Which is my point about civility. Since Sarafeena’s position is almost exactly as offensive to Badchad as his is to her, when she asserts that she KNOWS that God exists, she is being extremely disrespectful to his core beliefs, which state (quite reasonably in my view) that no one can know that God exists, one can only believe in God’s existence. To posit that one knows that God exists is to state forthrightly that people who don’t share that knowledge are simply wrong, or at a less advanced stage of development.

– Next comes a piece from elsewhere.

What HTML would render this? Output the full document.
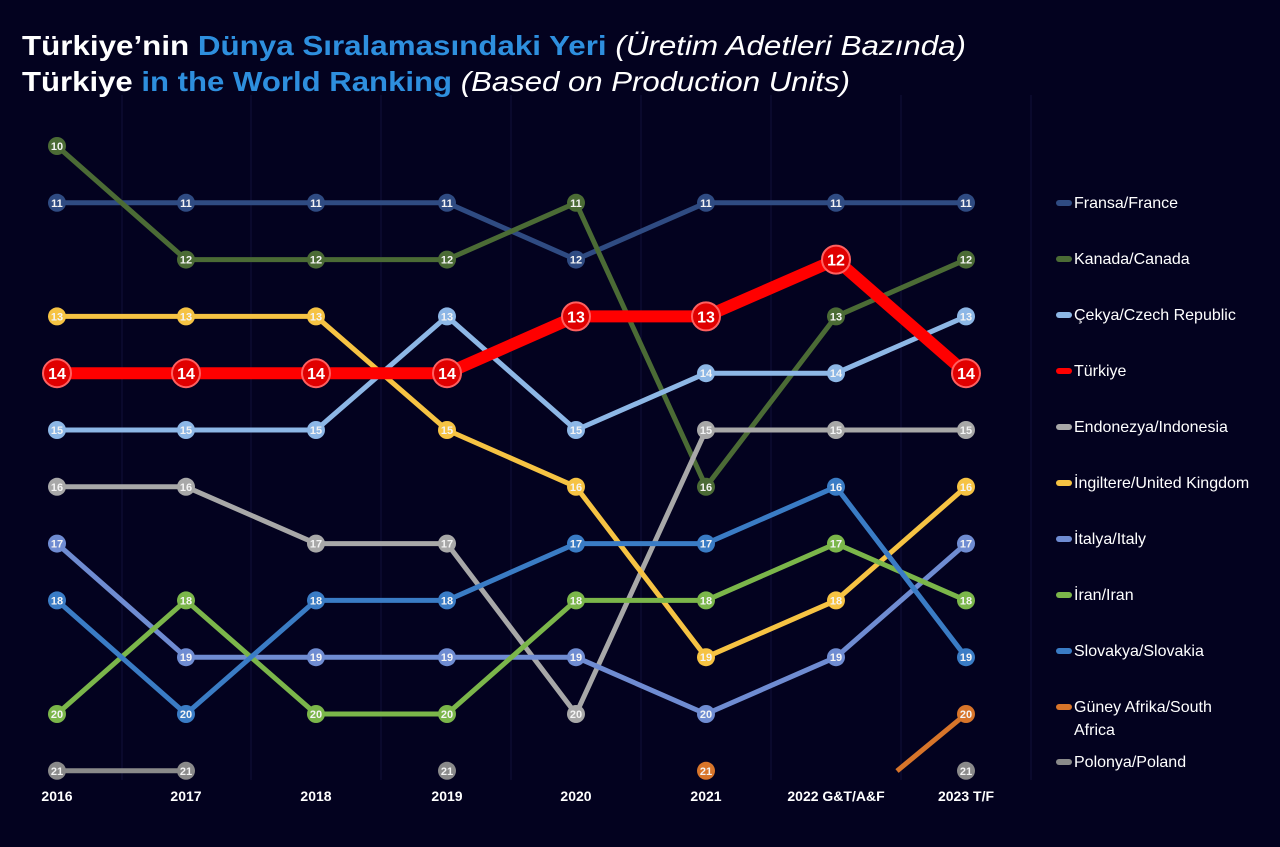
<!DOCTYPE html>
<html><head><meta charset="utf-8"><style>
html,body{margin:0;padding:0;background:#03021f;}
svg{display:block;}
text{font-family:"Liberation Sans",sans-serif;}
</style></head><body>
<svg width="1280" height="847" viewBox="0 0 1280 847" xmlns="http://www.w3.org/2000/svg">
<rect width="1280" height="847" fill="#03021f"/>
<g stroke="#10103a" stroke-width="1">
<line x1="122" y1="95" x2="122" y2="780"/><line x1="251" y1="95" x2="251" y2="780"/><line x1="381" y1="95" x2="381" y2="780"/><line x1="511" y1="95" x2="511" y2="780"/><line x1="641" y1="95" x2="641" y2="780"/><line x1="771" y1="95" x2="771" y2="780"/><line x1="901" y1="95" x2="901" y2="780"/><line x1="1031" y1="95" x2="1031" y2="780"/>
</g>
<text x="22" y="55" font-size="28" font-weight="bold" fill="#fff" textLength="944" lengthAdjust="spacingAndGlyphs">Türkiye’nin <tspan fill="#2e8fde">Dünya Sıralamasındaki Yeri</tspan> <tspan font-weight="normal" font-style="italic">(Üretim Adetleri Bazında)</tspan></text>
<text x="22" y="91" font-size="28" font-weight="bold" fill="#fff" textLength="828" lengthAdjust="spacingAndGlyphs">Türkiye <tspan fill="#2e8fde">in the World Ranking</tspan> <tspan font-weight="normal" font-style="italic">(Based on Production Units)</tspan></text>
<g id="chart"></g>
<g font-size="14" font-weight="bold" fill="#fff" text-anchor="middle">
<text x="57" y="801">2016</text><text x="186" y="801">2017</text><text x="316" y="801">2018</text><text x="447" y="801">2019</text><text x="576" y="801">2020</text><text x="706" y="801">2021</text><text x="836" y="801">2022 G&amp;T/A&amp;F</text><text x="966" y="801">2023 T/F</text>
</g>
<g font-size="16" fill="#fff" id="legend"></g>
</svg>
<script>
const X=[57,186,316,447,576,706,836,966];
const Y=r=>146+(r-10)*56.8;
const S=[
["Fransa/France","#2f4b82",[11,11,11,11,12,11,11,11]],
["Kanada/Canada","#4b6b35",[10,12,12,12,11,16,13,12]],
["Çekya/Czech Republic","#8db7e6",[15,15,15,13,15,14,14,13]],
["Türkiye","#ff0000",[14,14,14,14,13,13,12,14]],
["Endonezya/Indonesia","#a8a8a8",[16,16,17,17,20,15,15,15]],
["İngiltere/United Kingdom","#f6c343",[13,13,13,15,16,19,18,16]],
["İtalya/Italy","#6f8cd2",[17,19,19,19,19,20,19,17]],
["İran/Iran","#7bb64a",[20,18,20,20,18,18,17,18]],
["Slovakya/Slovakia","#3a7cc5",[18,20,18,18,17,17,16,19]],
["Güney Afrika/South Africa","#d8752a",[null,null,null,null,null,21,null,20]],
["Polonya/Poland","#8a8a8a",[21,21,null,21,null,null,null,21]]
];
const ns="http://www.w3.org/2000/svg";
const g=document.getElementById('chart');
function el(t,a,p){const e=document.createElementNS(ns,t);for(const k in a)e.setAttribute(k,a[k]);(p||g).appendChild(e);return e;}
const order=[0,1,4,5,6,7,8,9,10,2,3];
order.forEach(i=>{const [n,c,d]=S[i];const tr=i==3;
 for(let j=0;j<8;j++){ if(d[j]!=null && j<7 && d[j+1]!=null) el('line',{x1:X[j],y1:Y(d[j]),x2:X[j+1],y2:Y(d[j+1]),stroke:c,'stroke-width':tr?12:5,'stroke-linecap':'round'}); }
 if(i==9) el('line',{x1:897,y1:771,x2:966,y2:714,stroke:c,'stroke-width':5});
 for(let j=0;j<8;j++){ if(d[j]==null) continue;
  if(tr){el('circle',{cx:X[j],cy:Y(d[j]),r:14,fill:'#e00000',stroke:'#ff6060','stroke-width':2});
   const t=el('text',{x:X[j],y:Y(d[j])+6,'font-size':16,'font-weight':'bold',fill:'#fff','text-anchor':'middle'});t.textContent=d[j];}
  else{el('circle',{cx:X[j],cy:Y(d[j]),r:9,fill:c});
   const t=el('text',{x:X[j],y:Y(d[j])+4,'font-size':11,'font-weight':'bold',fill:'#f4f4f4','text-anchor':'middle'});t.textContent=d[j];}
 }
});
const L=document.getElementById('legend');
S.forEach((s,i)=>{const y=203+i*56;const ly=i==10?762:y;
 el('line',{x1:1059,y1:ly,x2:1069,y2:ly,stroke:s[1],'stroke-width':6,'stroke-linecap':'round'},L);
 if(i==9){let t=el('text',{x:1074,y:ly+5},L);t.textContent="Güney Afrika/South";t=el('text',{x:1074,y:ly+28},L);t.textContent="Africa";}
 else{const t=el('text',{x:1074,y:ly+5},L);t.textContent=s[0];}
});
</script>
</body></html>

And here is where badchad has her. If she continues to condescend to him, by insisting that she has knowledge of something that she is unable to prove or share, he’s perfectly free to dish out his own brand of incivility and intolerance without upping the ante a tiny bit. He’s simply keeping the discourse at the same level of condescending intolerance (which believers don’t seem to appreciate when they’re on the receiving end, do they?) And if she backs off her ludicrous statement that she “knows” something she can’t share or prove, then she’s back to claiming merely to “believe” in something, allowing **badchad ** to resume his logical argument that Christians are free to believe whatever they like but it’s simply a personal and unsupported belief that is indistinguishable from any other delusion.

If your belief system makes you interpret that last comment as uncivil, then you should examine your belief system, because to unbelievers, religion is delusional. To describe our values (logic, rationality, science, etc.) as inherently uncivil is to poison the well of discussion, and to be particularly hypocritical and self-righteous while doing so.